Production back to normal | Although supply is on track, the rising price is blamed on the refinery’s temporary shutdown
A Christmas Eve explosion at a major western Canadian refinery won’t curtail the supply of diesel fuel this spring.
“We believe that we’re in as good or better shape than we ever have been going into the spring seeding period,” said Cal Fichter, vice-president of energy with Federated Co-operatives Ltd.
“We don’t see any issues whatsoever.”
An explosion at the Co-op Refinery Complex in Regina temporarily reduced production to 60 to 65 percent of normal output.
FCL was forced to buy fuel from other suppliers for a couple of months while it resolved the problem at its refinery.
Diesel production at Regina had returned to normal by early March. Gasoline output is still reduced, but the refinery had a surplus before the incident so supply of both fuels is now in balance with demand.
“We expect to be self-sufficient in supply from now on,” said Fichter.
Vic Huard, vice-president of corporate affairs with FCL, said diesel inventories are full at the refinery complex and at FCL’s bulk fuel plants dotting the countryside.
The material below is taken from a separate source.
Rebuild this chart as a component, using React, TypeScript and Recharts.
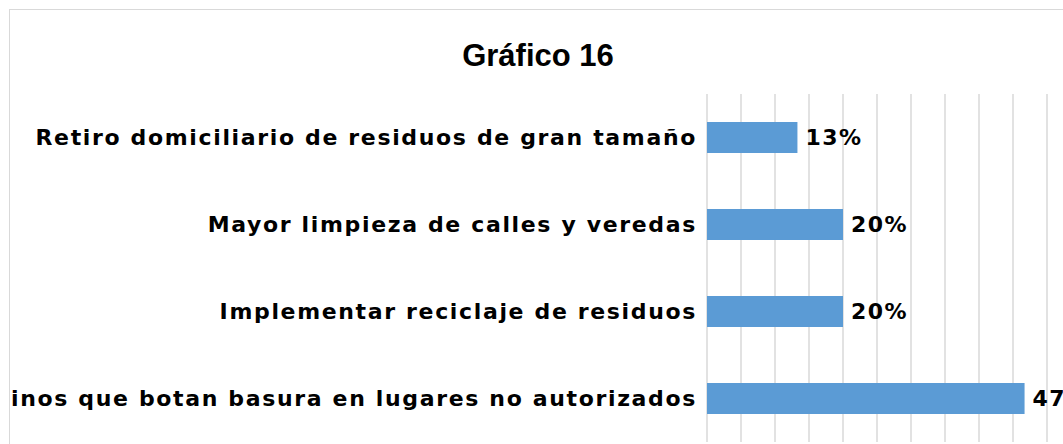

The company has also been encouraging growers to fill their on-farm storage tanks.
“By all accounts that’s happening, so we’re pretty confident, frankly, in the supply chain,” he said.
“As will happen every year, our challenge won’t be supply; it will be logistics in terms of getting fuel out to those places that are running low.”
The price of farm diesel has been on the rise, according to statistics gathered by Alberta Agriculture.
The average price of marked farm fuel with the provincial allowance deducted was $117.15 per 100 litres in March, up 16 percent from a year ago. The price has been steadily increasing this year.
Diesel fuel is one of the top variable expenses for farmers, according to provincial crop production guides.
Jason Toews, co-founder of GasBuddy.com, said the average price at retail pumps in Saskatchewan is up 14 percent from a year ago. Alberta’s price has risen 13 percent and Manitoba’s is up 11 percent.
“(The increase) definitely is substantial,” he said.
Toews believes the price hike is directly related to the temporary production shortfall at the Co-op refinery, which is one of four major refineries operating in Western Canada.
“It has really pushed the price of diesel fuel up in particular,” he said.
“That’s one of the major reasons why we’re seeing diesel so high here right now.”
Huard said many variables go into fuel pricing, such as the U.S. economy heating up, but he stressed there was never a shortage of the fuel.
“There was diesel on the market. There was no diesel shortage in spite of our production challenges in the short-term,” he said.
“Because if there really had been a diesel shortage, we wouldn’t have been able to source any.”
Michael Ervin, president of MJ Ervin & Associates, a consulting firm specializing in the petroleum refining and marketing industries, can’t figure out why farm diesel prices have been increasing when the wholesale price has been flat this year.
“It’s a mystery to me because farm prices generally track the wholesale rack (price),” he said.
Ervin said there has been little volatility in the wholesale price of diesel, and he expected continued stability going forward.
“(Prices) have been very stable since the beginning of the year, and there are no indications that that’s going to change,” he said.
The main factor in the price of diesel is the price of the raw material used to make it, which is crude.
Crude prices are notoriously difficult to predict, but his best guess is that it won’t be fluctuating much.
“We have seen a lot of stability, and certainly barring any geopolitical events that by nature are hard to predict, there’s no reason to believe that they won’t continue to remain stable,” said Ervin.
The other big factor for diesel prices is the refiner crack spread, which is the difference between the price of the crude and the refined product. Ervin said that spread has also been consistent.
“The market is well supplied, so I don’t see any likelihood of any particular volatility for diesel,” he said.